═════ Materials provided ═════
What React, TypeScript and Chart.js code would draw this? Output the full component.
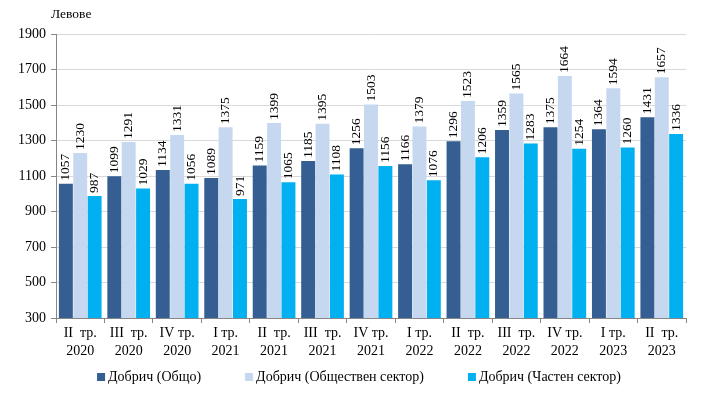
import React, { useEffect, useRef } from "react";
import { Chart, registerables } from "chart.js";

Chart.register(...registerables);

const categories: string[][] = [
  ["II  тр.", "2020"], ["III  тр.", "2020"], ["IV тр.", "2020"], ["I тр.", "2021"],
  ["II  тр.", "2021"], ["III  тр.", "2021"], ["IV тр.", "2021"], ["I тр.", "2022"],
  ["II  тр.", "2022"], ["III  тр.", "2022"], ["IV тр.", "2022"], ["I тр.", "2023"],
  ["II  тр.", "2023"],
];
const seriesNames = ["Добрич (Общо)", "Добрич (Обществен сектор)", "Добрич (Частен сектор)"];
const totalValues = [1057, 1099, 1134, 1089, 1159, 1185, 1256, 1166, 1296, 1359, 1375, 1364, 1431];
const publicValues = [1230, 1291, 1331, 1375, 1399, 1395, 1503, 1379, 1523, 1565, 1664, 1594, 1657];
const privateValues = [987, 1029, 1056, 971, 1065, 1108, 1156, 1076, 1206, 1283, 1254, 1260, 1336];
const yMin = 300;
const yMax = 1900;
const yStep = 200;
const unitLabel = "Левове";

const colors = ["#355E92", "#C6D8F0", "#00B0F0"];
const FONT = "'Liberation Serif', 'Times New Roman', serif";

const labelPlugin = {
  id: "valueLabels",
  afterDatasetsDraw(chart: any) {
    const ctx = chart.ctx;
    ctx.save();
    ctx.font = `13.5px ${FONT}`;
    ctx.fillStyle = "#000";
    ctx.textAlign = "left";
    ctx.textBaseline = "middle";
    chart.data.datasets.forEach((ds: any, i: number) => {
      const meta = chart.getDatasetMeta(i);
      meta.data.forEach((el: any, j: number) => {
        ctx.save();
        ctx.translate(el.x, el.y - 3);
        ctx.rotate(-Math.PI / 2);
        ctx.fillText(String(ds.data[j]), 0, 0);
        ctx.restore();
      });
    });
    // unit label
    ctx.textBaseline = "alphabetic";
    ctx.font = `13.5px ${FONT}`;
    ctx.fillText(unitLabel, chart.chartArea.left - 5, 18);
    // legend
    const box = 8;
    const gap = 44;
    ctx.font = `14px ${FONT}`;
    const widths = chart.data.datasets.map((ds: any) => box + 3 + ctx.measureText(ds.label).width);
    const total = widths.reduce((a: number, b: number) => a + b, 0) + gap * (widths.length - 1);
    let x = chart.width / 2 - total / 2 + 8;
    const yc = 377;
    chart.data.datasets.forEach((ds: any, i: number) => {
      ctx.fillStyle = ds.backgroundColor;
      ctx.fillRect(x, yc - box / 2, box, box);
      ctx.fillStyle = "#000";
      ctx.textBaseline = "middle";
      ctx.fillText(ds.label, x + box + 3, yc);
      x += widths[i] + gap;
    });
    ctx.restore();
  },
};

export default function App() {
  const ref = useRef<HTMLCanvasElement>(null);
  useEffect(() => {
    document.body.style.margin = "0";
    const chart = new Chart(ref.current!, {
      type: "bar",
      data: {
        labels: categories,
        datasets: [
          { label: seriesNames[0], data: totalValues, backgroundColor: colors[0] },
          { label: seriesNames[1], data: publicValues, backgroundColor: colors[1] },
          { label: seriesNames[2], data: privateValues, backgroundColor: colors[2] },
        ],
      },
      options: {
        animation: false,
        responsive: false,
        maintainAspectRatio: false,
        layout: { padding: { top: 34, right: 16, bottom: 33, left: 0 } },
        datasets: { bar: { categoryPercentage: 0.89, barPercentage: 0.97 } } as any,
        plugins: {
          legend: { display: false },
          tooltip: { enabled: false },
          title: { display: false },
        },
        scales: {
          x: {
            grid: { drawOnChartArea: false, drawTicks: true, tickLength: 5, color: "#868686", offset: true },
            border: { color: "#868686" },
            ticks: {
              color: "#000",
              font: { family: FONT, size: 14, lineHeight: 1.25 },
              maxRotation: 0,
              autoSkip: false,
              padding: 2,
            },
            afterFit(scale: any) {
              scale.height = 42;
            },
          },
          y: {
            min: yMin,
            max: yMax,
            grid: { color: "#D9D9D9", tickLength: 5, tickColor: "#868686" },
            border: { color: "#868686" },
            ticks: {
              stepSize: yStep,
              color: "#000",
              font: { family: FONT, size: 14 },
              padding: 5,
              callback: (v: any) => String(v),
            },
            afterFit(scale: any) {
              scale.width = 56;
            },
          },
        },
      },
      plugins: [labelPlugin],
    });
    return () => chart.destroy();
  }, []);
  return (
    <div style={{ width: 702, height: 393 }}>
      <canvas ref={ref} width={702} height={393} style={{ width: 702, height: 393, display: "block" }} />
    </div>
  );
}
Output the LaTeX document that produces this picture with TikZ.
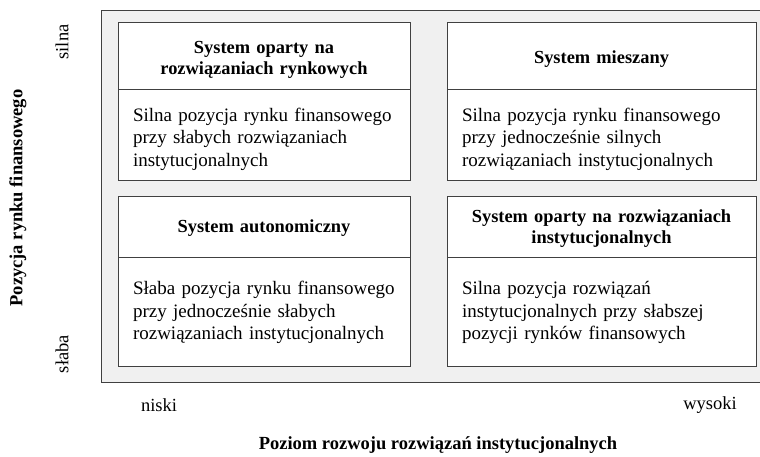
═════
Go through the listing above and write it out again exactly, dropping the pictures.

What React, TypeScript and Chart.js code would draw this? Output the full component.
import React, { useEffect, useRef } from "react";
import { Chart, registerables } from "chart.js";

Chart.register(...registerables);

const categories: string[][] = [
  ["II  тр.", "2020"], ["III  тр.", "2020"], ["IV тр.", "2020"], ["I тр.", "2021"],
  ["II  тр.", "2021"], ["III  тр.", "2021"], ["IV тр.", "2021"], ["I тр.", "2022"],
  ["II  тр.", "2022"], ["III  тр.", "2022"], ["IV тр.", "2022"], ["I тр.", "2023"],
  ["II  тр.", "2023"],
];
const seriesNames = ["Добрич (Общо)", "Добрич (Обществен сектор)", "Добрич (Частен сектор)"];
const totalValues = [1057, 1099, 1134, 1089, 1159, 1185, 1256, 1166, 1296, 1359, 1375, 1364, 1431];
const publicValues = [1230, 1291, 1331, 1375, 1399, 1395, 1503, 1379, 1523, 1565, 1664, 1594, 1657];
const privateValues = [987, 1029, 1056, 971, 1065, 1108, 1156, 1076, 1206, 1283, 1254, 1260, 1336];
const yMin = 300;
const yMax = 1900;
const yStep = 200;
const unitLabel = "Левове";

const colors = ["#355E92", "#C6D8F0", "#00B0F0"];
const FONT = "'Liberation Serif', 'Times New Roman', serif";

const labelPlugin = {
  id: "valueLabels",
  afterDatasetsDraw(chart: any) {
    const ctx = chart.ctx;
    ctx.save();
    ctx.font = `13.5px ${FONT}`;
    ctx.fillStyle = "#000";
    ctx.textAlign = "left";
    ctx.textBaseline = "middle";
    chart.data.datasets.forEach((ds: any, i: number) => {
      const meta = chart.getDatasetMeta(i);
      meta.data.forEach((el: any, j: number) => {
        ctx.save();
        ctx.translate(el.x, el.y - 3);
        ctx.rotate(-Math.PI / 2);
        ctx.fillText(String(ds.data[j]), 0, 0);
        ctx.restore();
      });
    });
    // unit label
    ctx.textBaseline = "alphabetic";
    ctx.font = `13.5px ${FONT}`;
    ctx.fillText(unitLabel, chart.chartArea.left - 5, 18);
    // legend
    const box = 8;
    const gap = 44;
    ctx.font = `14px ${FONT}`;
    const widths = chart.data.datasets.map((ds: any) => box + 3 + ctx.measureText(ds.label).width);
    const total = widths.reduce((a: number, b: number) => a + b, 0) + gap * (widths.length - 1);
    let x = chart.width / 2 - total / 2 + 8;
    const yc = 377;
    chart.data.datasets.forEach((ds: any, i: number) => {
      ctx.fillStyle = ds.backgroundColor;
      ctx.fillRect(x, yc - box / 2, box, box);
      ctx.fillStyle = "#000";
      ctx.textBaseline = "middle";
      ctx.fillText(ds.label, x + box + 3, yc);
      x += widths[i] + gap;
    });
    ctx.restore();
  },
};

export default function App() {
  const ref = useRef<HTMLCanvasElement>(null);
  useEffect(() => {
    document.body.style.margin = "0";
    const chart = new Chart(ref.current!, {
      type: "bar",
      data: {
        labels: categories,
        datasets: [
          { label: seriesNames[0], data: totalValues, backgroundColor: colors[0] },
          { label: seriesNames[1], data: publicValues, backgroundColor: colors[1] },
          { label: seriesNames[2], data: privateValues, backgroundColor: colors[2] },
        ],
      },
      options: {
        animation: false,
        responsive: false,
        maintainAspectRatio: false,
        layout: { padding: { top: 34, right: 16, bottom: 33, left: 0 } },
        datasets: { bar: { categoryPercentage: 0.89, barPercentage: 0.97 } } as any,
        plugins: {
          legend: { display: false },
          tooltip: { enabled: false },
          title: { display: false },
        },
        scales: {
          x: {
            grid: { drawOnChartArea: false, drawTicks: true, tickLength: 5, color: "#868686", offset: true },
            border: { color: "#868686" },
            ticks: {
              color: "#000",
              font: { family: FONT, size: 14, lineHeight: 1.25 },
              maxRotation: 0,
              autoSkip: false,
              padding: 2,
            },
            afterFit(scale: any) {
              scale.height = 42;
            },
          },
          y: {
            min: yMin,
            max: yMax,
            grid: { color: "#D9D9D9", tickLength: 5, tickColor: "#868686" },
            border: { color: "#868686" },
            ticks: {
              stepSize: yStep,
              color: "#000",
              font: { family: FONT, size: 14 },
              padding: 5,
              callback: (v: any) => String(v),
            },
            afterFit(scale: any) {
              scale.width = 56;
            },
          },
        },
      },
      plugins: [labelPlugin],
    });
    return () => chart.destroy();
  }, []);
  return (
    <div style={{ width: 702, height: 393 }}>
      <canvas ref={ref} width={702} height={393} style={{ width: 702, height: 393, display: "block" }} />
    </div>
  );
}
Output the LaTeX document that produces this picture with TikZ.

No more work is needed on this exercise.